### WHAT YOU WILL DO
Copy exactly, and only, the lines between the line holding "Clone this chart in D3.js." and the line holding "var y = d3.scaleLinear().domain([0, 1]).range([height, 0]);", inclusive; skip the pictures.

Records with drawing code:
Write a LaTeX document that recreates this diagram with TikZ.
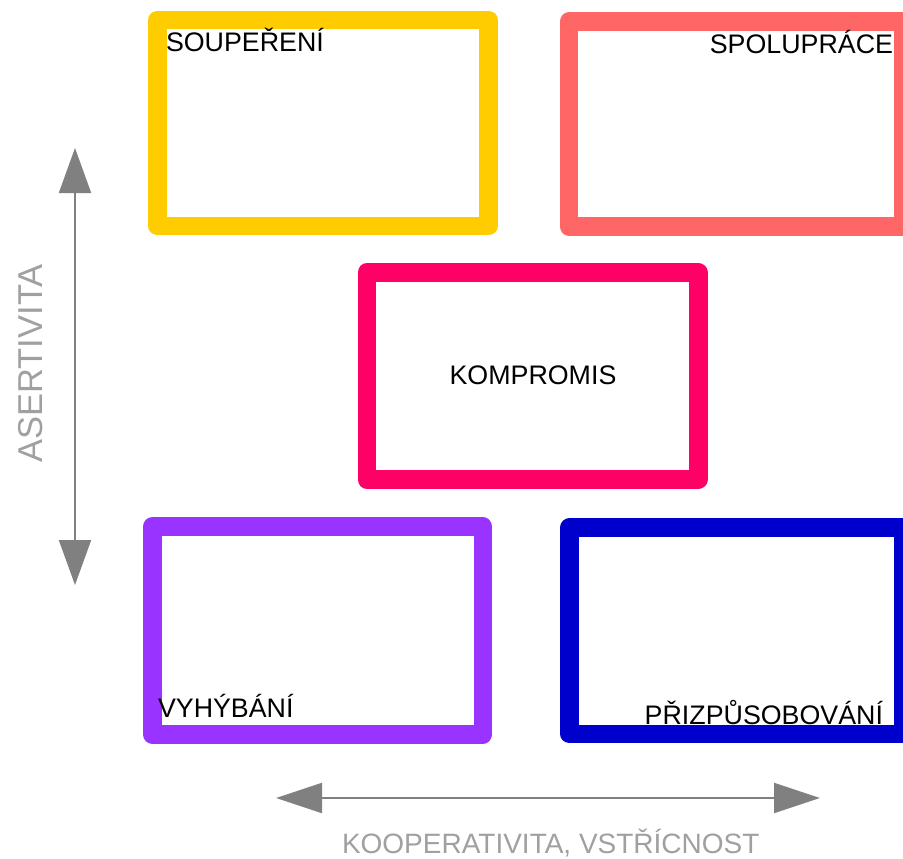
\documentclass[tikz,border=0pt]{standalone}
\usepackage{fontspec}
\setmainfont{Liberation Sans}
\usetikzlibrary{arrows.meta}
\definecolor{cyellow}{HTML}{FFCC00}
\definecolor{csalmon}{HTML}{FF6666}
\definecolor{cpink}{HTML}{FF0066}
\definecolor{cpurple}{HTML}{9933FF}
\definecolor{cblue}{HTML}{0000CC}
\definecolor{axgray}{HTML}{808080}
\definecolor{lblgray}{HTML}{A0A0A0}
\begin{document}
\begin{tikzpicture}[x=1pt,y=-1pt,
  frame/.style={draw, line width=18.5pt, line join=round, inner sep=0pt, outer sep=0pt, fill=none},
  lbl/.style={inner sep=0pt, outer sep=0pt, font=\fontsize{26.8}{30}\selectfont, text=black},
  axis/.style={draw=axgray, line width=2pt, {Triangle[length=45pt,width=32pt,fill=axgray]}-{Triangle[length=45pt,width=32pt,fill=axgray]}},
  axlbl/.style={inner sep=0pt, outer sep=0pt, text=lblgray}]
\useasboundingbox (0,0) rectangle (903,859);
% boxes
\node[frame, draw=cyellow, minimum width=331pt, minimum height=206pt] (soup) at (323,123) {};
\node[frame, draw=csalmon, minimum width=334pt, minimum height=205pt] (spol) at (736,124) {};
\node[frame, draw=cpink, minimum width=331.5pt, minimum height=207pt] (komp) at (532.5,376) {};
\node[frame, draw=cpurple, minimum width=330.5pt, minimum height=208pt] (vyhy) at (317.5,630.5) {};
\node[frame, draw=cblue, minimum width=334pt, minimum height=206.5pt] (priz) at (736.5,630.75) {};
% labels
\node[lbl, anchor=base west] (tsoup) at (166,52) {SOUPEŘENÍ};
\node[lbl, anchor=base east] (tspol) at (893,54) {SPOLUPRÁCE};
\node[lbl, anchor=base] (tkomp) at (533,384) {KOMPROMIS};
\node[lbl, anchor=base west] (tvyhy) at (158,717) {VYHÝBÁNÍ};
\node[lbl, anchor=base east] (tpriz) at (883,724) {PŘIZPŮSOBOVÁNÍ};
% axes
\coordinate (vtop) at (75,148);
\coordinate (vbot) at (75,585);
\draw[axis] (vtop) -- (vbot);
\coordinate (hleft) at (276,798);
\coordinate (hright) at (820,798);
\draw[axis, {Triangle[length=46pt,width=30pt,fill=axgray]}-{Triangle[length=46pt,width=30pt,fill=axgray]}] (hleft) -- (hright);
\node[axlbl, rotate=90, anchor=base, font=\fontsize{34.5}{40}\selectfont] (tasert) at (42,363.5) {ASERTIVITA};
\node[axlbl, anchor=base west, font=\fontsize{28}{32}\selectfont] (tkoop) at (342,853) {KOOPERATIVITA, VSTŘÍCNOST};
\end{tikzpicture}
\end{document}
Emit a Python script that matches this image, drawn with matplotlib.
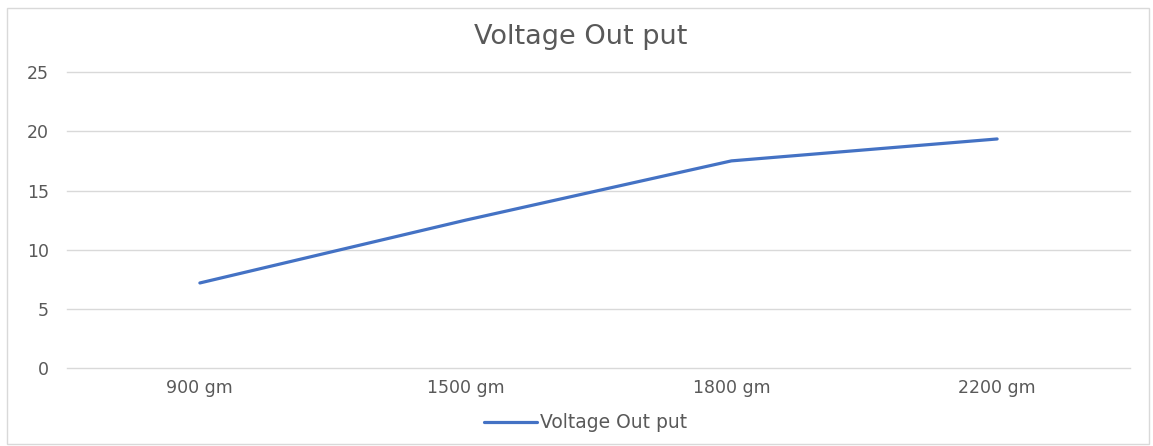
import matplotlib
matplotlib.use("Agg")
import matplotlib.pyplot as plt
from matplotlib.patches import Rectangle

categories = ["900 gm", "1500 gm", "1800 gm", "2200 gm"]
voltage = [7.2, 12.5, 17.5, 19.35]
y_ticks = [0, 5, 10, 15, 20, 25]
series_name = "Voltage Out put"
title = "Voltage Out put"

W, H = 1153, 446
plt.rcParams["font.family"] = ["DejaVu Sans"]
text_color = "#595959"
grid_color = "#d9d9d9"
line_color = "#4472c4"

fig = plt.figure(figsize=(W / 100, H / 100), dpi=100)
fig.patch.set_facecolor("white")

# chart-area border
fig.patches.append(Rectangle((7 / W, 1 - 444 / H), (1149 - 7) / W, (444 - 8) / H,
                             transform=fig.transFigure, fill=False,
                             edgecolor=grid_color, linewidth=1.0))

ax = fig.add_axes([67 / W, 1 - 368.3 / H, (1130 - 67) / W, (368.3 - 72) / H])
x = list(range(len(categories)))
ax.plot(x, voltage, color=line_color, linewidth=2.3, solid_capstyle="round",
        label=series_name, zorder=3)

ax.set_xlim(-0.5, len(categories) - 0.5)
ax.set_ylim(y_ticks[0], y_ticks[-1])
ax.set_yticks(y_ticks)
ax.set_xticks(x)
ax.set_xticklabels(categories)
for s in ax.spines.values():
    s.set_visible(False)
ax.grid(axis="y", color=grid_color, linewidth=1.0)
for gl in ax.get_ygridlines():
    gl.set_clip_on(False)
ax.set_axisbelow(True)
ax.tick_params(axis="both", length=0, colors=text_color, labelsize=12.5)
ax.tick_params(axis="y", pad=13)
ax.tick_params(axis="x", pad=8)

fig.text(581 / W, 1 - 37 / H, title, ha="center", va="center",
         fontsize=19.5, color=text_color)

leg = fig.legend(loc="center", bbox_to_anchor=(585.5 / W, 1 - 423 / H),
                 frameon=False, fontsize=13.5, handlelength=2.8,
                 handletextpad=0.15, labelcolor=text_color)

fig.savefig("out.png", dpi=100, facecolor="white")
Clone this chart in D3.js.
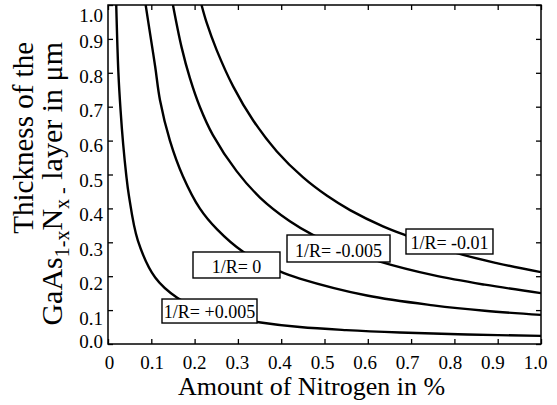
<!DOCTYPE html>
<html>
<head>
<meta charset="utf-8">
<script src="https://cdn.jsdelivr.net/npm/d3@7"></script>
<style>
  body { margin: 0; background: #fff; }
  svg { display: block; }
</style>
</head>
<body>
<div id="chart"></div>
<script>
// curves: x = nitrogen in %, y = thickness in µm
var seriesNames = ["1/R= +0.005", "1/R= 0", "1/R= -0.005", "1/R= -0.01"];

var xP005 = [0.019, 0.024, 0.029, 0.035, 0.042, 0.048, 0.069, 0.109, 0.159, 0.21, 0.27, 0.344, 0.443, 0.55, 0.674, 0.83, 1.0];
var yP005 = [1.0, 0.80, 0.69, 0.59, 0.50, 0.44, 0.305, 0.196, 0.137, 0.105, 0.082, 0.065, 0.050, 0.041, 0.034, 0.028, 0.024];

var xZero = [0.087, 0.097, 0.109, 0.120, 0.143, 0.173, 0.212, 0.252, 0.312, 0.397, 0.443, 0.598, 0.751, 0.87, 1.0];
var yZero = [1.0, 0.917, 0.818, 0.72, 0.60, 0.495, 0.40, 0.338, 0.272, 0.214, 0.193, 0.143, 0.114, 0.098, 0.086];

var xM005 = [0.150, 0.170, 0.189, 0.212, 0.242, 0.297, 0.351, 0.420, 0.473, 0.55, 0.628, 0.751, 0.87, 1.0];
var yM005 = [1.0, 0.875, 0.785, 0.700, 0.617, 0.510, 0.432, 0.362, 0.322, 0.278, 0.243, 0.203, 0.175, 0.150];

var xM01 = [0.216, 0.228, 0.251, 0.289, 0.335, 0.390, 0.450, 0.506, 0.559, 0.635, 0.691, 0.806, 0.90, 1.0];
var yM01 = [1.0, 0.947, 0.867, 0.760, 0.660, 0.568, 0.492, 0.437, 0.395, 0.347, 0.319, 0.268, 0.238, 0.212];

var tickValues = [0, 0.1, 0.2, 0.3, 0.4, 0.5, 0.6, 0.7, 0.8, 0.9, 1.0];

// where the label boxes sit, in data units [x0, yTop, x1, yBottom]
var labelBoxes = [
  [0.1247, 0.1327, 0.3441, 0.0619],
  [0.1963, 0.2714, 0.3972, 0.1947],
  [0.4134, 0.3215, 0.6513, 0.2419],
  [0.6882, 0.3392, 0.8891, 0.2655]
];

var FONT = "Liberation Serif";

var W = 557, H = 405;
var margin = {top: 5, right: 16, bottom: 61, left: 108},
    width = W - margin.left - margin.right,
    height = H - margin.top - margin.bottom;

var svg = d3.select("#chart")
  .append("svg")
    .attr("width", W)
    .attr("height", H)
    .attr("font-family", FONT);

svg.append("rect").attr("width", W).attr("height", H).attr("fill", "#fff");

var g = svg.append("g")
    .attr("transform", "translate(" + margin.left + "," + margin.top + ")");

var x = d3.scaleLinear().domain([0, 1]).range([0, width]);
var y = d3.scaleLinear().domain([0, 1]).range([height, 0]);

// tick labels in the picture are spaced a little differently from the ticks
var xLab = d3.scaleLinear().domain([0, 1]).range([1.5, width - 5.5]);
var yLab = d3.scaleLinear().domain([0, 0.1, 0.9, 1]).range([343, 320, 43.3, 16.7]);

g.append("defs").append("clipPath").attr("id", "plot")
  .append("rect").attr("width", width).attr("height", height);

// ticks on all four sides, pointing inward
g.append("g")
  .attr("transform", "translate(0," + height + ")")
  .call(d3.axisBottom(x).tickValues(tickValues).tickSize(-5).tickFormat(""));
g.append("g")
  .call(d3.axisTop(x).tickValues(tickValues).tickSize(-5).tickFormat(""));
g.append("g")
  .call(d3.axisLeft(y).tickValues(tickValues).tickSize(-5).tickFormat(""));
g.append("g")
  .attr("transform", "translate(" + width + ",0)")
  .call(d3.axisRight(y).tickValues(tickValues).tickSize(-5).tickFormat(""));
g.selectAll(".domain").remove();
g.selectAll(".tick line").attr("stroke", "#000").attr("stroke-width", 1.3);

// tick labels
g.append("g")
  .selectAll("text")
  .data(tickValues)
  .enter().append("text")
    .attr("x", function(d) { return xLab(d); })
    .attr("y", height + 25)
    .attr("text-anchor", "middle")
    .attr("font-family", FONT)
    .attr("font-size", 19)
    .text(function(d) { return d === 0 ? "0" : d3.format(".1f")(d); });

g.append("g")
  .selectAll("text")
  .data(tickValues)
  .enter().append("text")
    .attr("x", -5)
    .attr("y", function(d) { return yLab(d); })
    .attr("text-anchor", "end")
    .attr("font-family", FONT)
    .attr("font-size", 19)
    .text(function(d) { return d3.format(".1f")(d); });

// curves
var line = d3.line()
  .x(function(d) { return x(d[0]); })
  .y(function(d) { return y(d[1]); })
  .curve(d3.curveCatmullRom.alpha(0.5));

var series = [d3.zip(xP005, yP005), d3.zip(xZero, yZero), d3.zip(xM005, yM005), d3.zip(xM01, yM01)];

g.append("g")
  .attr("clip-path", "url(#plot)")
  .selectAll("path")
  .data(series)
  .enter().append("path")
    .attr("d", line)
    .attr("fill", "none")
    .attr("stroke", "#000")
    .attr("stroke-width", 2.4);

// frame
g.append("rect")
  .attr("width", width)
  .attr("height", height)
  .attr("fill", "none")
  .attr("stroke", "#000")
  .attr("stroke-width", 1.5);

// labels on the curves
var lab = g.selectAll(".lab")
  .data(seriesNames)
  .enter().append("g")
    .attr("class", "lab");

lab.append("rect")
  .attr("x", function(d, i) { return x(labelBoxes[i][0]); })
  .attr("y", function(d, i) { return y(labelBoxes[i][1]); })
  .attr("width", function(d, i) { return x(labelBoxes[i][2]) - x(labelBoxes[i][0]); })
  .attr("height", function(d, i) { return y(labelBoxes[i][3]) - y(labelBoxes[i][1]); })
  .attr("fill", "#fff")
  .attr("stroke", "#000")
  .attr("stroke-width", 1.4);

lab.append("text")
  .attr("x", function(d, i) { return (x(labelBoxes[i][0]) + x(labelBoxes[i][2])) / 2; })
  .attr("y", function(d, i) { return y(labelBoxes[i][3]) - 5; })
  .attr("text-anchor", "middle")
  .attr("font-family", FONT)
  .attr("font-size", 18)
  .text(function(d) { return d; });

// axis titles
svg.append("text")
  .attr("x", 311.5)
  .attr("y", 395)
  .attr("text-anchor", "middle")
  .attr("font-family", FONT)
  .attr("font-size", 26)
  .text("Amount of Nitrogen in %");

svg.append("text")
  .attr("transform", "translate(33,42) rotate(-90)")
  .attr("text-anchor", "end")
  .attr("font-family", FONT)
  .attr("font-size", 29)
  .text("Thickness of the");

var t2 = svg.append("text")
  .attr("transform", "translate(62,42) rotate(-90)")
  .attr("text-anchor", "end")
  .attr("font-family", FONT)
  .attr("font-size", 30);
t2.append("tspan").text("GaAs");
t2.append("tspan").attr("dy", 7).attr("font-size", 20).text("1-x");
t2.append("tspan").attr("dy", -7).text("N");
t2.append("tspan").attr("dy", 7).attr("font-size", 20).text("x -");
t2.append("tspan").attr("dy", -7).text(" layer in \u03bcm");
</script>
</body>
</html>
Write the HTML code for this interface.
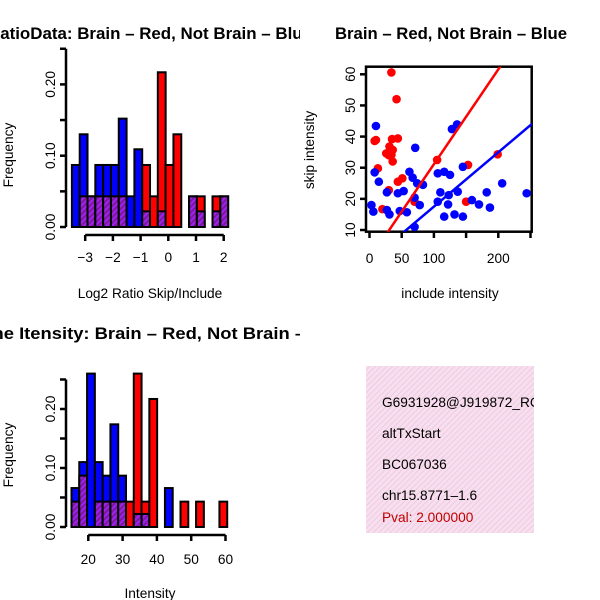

### COMPLETE ANSWER
Clone this chart in D3.js.
<!DOCTYPE html>
<html>
<head>
<meta charset="utf-8">
<script src="https://cdn.jsdelivr.net/npm/d3@7"></script>
<style>
  body { margin: 0; background: #fff; }
  svg { display: block; }
</style>
</head>
<body>
<div id="chart"></div>
<script>
// curves: x = nitrogen in %, y = thickness in µm
var seriesNames = ["1/R= +0.005", "1/R= 0", "1/R= -0.005", "1/R= -0.01"];

var xP005 = [0.019, 0.024, 0.029, 0.035, 0.042, 0.048, 0.069, 0.109, 0.159, 0.21, 0.27, 0.344, 0.443, 0.55, 0.674, 0.83, 1.0];
var yP005 = [1.0, 0.80, 0.69, 0.59, 0.50, 0.44, 0.305, 0.196, 0.137, 0.105, 0.082, 0.065, 0.050, 0.041, 0.034, 0.028, 0.024];

var xZero = [0.087, 0.097, 0.109, 0.120, 0.143, 0.173, 0.212, 0.252, 0.312, 0.397, 0.443, 0.598, 0.751, 0.87, 1.0];
var yZero = [1.0, 0.917, 0.818, 0.72, 0.60, 0.495, 0.40, 0.338, 0.272, 0.214, 0.193, 0.143, 0.114, 0.098, 0.086];

var xM005 = [0.150, 0.170, 0.189, 0.212, 0.242, 0.297, 0.351, 0.420, 0.473, 0.55, 0.628, 0.751, 0.87, 1.0];
var yM005 = [1.0, 0.875, 0.785, 0.700, 0.617, 0.510, 0.432, 0.362, 0.322, 0.278, 0.243, 0.203, 0.175, 0.150];

var xM01 = [0.216, 0.228, 0.251, 0.289, 0.335, 0.390, 0.450, 0.506, 0.559, 0.635, 0.691, 0.806, 0.90, 1.0];
var yM01 = [1.0, 0.947, 0.867, 0.760, 0.660, 0.568, 0.492, 0.437, 0.395, 0.347, 0.319, 0.268, 0.238, 0.212];

var tickValues = [0, 0.1, 0.2, 0.3, 0.4, 0.5, 0.6, 0.7, 0.8, 0.9, 1.0];

// where the label boxes sit, in data units [x0, yTop, x1, yBottom]
var labelBoxes = [
  [0.1247, 0.1327, 0.3441, 0.0619],
  [0.1963, 0.2714, 0.3972, 0.1947],
  [0.4134, 0.3215, 0.6513, 0.2419],
  [0.6882, 0.3392, 0.8891, 0.2655]
];

var FONT = "Liberation Serif";

var W = 557, H = 405;
var margin = {top: 5, right: 16, bottom: 61, left: 108},
    width = W - margin.left - margin.right,
    height = H - margin.top - margin.bottom;

var svg = d3.select("#chart")
  .append("svg")
    .attr("width", W)
    .attr("height", H)
    .attr("font-family", FONT);

svg.append("rect").attr("width", W).attr("height", H).attr("fill", "#fff");

var g = svg.append("g")
    .attr("transform", "translate(" + margin.left + "," + margin.top + ")");

var x = d3.scaleLinear().domain([0, 1]).range([0, width]);
var y = d3.scaleLinear().domain([0, 1]).range([height, 0]);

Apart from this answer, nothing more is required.